## start TASK DATA

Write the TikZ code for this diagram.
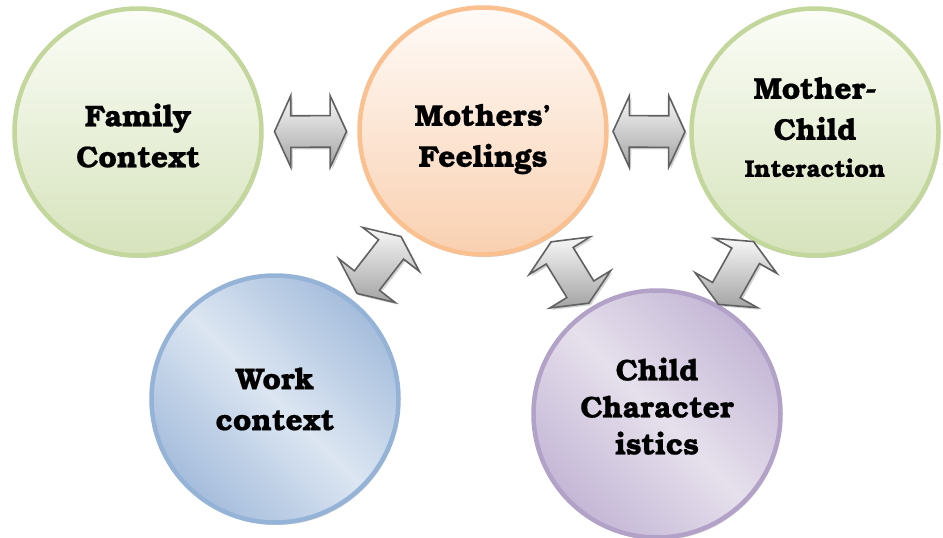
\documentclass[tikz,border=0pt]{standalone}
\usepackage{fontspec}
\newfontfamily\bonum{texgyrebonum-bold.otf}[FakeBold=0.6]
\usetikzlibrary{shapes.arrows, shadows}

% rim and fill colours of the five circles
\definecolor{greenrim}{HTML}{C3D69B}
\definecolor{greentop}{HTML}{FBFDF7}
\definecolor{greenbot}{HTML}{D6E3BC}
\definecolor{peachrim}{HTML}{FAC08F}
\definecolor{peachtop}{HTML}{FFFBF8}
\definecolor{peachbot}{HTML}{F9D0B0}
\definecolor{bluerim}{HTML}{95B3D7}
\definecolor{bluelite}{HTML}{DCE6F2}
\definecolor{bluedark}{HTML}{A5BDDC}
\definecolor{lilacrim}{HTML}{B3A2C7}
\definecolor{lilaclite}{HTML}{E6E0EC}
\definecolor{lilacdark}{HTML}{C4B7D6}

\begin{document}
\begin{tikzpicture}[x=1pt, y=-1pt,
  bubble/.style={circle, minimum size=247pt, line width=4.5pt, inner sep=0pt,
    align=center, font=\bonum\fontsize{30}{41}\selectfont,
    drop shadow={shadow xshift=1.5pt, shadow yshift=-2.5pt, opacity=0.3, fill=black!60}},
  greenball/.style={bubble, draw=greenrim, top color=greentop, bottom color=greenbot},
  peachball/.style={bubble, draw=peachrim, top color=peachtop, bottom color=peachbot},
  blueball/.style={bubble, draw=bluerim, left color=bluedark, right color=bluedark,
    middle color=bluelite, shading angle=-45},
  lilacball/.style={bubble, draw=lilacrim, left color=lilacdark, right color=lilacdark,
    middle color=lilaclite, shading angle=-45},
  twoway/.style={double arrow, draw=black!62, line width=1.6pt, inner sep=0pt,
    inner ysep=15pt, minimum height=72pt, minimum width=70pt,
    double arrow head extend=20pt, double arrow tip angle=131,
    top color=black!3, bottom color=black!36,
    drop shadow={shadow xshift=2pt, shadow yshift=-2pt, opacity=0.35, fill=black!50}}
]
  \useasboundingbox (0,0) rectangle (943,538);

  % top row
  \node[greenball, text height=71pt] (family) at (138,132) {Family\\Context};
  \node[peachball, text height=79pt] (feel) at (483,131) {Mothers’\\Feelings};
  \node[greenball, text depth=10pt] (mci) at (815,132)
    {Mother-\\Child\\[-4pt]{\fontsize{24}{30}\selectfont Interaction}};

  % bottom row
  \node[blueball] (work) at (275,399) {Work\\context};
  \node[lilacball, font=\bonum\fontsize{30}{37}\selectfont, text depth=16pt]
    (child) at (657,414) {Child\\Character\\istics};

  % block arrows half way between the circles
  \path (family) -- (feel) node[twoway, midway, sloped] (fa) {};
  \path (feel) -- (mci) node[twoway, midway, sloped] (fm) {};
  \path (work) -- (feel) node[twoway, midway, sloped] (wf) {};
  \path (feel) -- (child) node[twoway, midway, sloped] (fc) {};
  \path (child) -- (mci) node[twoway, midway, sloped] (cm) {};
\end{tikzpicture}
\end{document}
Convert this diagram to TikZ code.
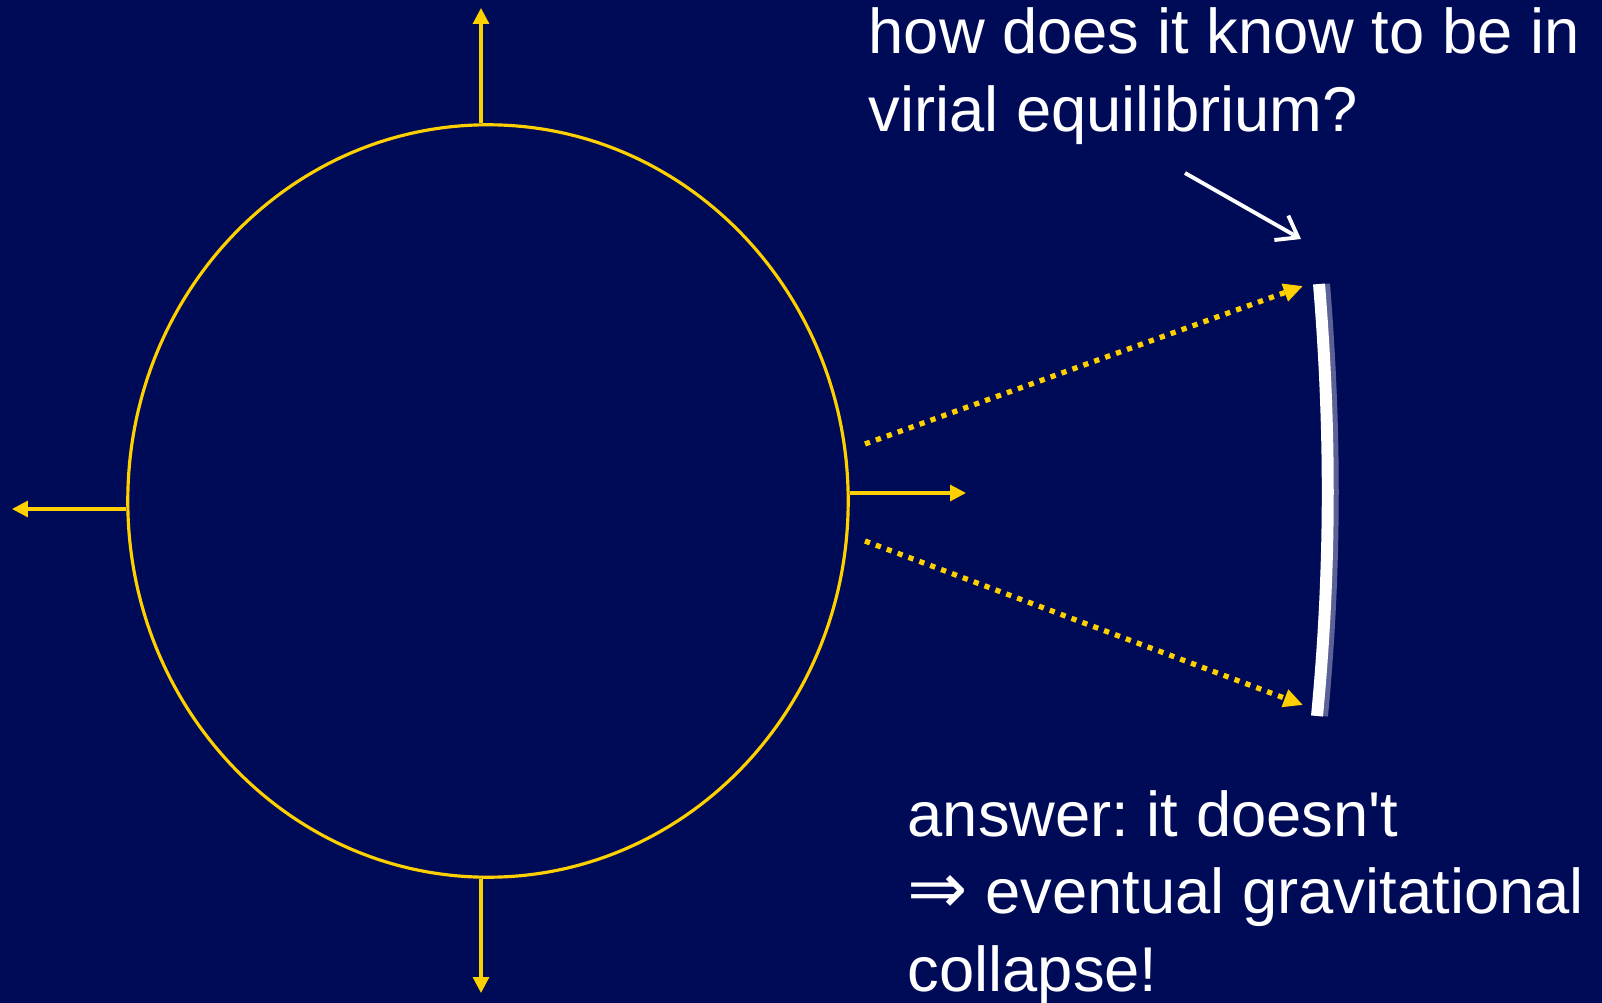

## end TASK DATA

### [WHAT TO DO]
Determine the number of lines in the entries above where the string "this" appears. Answer with the number alone.

### [RESULT]
2